城は要塞というだけに留まらず、拠点的なものではその国の政庁として機能する場合もありました。
そこでは刀槍による戦いだけではなく、過酷な政治上の駆け引きも行われたのです。
そんな歴史を運命づける場となった城のひとつが「清洲城」です。
いわずと知れた織田信長の尾張掌握の証にして、その後継者などを決める「清洲会議」の舞台ともなった運命の城です。
今回はそんな清洲城の歴史を概観してみましょう。
清洲城は現在の愛知県清須市に所在した城で、平地に築かれた平城というタイプのものです。
尾張国のほぼ中心に位置し、守護所として機能した時期もありました。
その歴史は古く、応永12(1405)年に室町幕府管領・斯波義重により築城されました。
清洲城が尾張の守護所となったのは文明10(1478)年のことで、それまでの下津城が守護代・織田家の内紛によって焼失したことによる移転でした。
清洲城は一時期、弾正忠家の織田信秀が奉行として入りましたが、基本的には守護代・織田大和守家の居城でした。
これを信長が手にしたのは弘治元(1555)年のことで、主家の織田信友を退けての尾張掌握でした。
信長は家督をめぐって弟の信勝と対立し、戦にもなりますが最終的に永禄元(1558)年、清洲城で謀殺し弾正忠家当主の座を制します。
永禄5(1562年)年には徳川家康との同盟条約を清洲城で締結し、翌年には美濃との決戦に備えて拠点を小牧山城に移転。清洲城は城主を置かず将が守備する番城となります。
天正10(1582)年、信長亡き後の織田家の継承問題などを決める清州会議が清洲城で行われ、天正14(1586)年には城主となった信長次男の信雄によって改修を受けます。
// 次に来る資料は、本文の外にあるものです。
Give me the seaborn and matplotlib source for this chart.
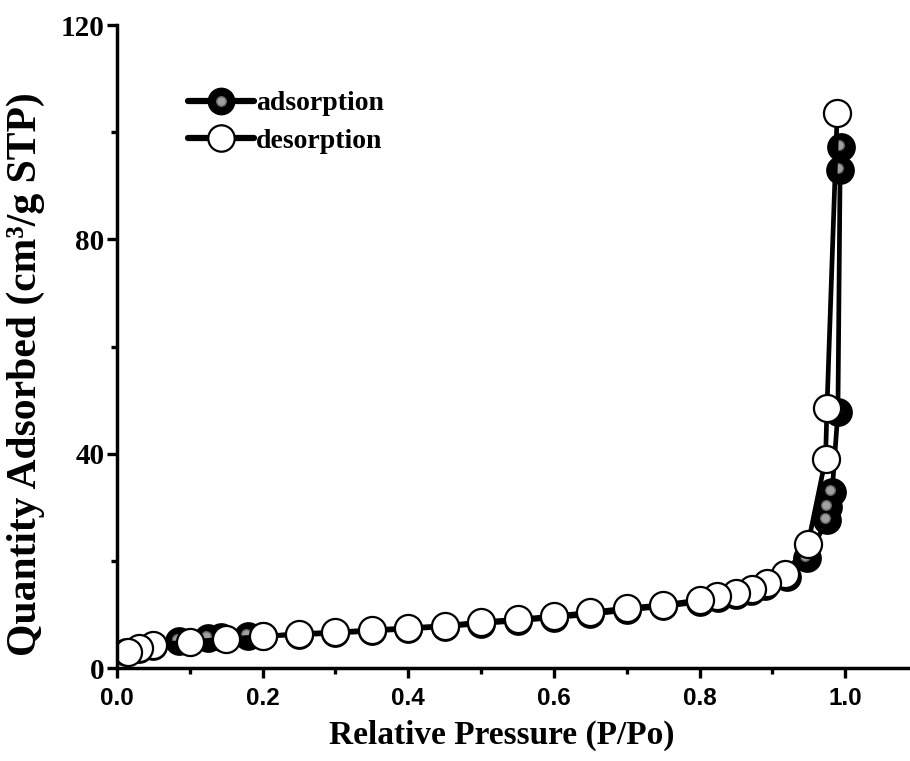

豊臣政権下では文禄4(1595)年、福島正則が清洲城主となりましたが、慶長5(1600)年の関ケ原の戦いにおいては東方の拠点のひとつとして使われ戦後は家康四男の松平忠良が城主となりました。
慶長12(1607)年には家康九男・徳川義直が城主となりますが、慶長15(1610)年の遷府命令により清洲城下が名古屋へと移転します。
慶長18(1613)年に名古屋城が完成し、城下移転が完了したことにより清洲城はその役目を終え、廃城となりました。
現在見ることのできる清洲城は模擬天守であり、平成元(1989)年に清洲町制100周年を記念して建てられたものです。
徳川の世では最終的に、尾張の政庁は名古屋城へと集約されていきます。
しかしそれまで尾張の中心的な城として、清洲城は象徴的な役割を果たしてきたことがうかがえます。
清洲城は西へは京都、東へは鎌倉、そして伊勢街道や中山道にも合流する交通の要衝でした。
信長が織田宗家から清洲城を奪取したこと、家康との同盟締結の場となったこと、秀吉が織田家の後継として発言力を高めた清洲会議が行われたこと等々、重要な出来事の舞台となっています。
特に織田氏時代にその傾向が顕著で、この城こそが尾張の中心という観念が強かったことをうかがうことができます。
織田氏の歴史の転換点に深く関わった清洲城。
いまの姿は現代の模擬天守としての再建ですが、まさしく運命の城と呼ぶにふさわしい重要性をもっていたことがいえるでしょう。
信長にとっても天下への道を確かなものにした、特別な城だったのではないでしょうか。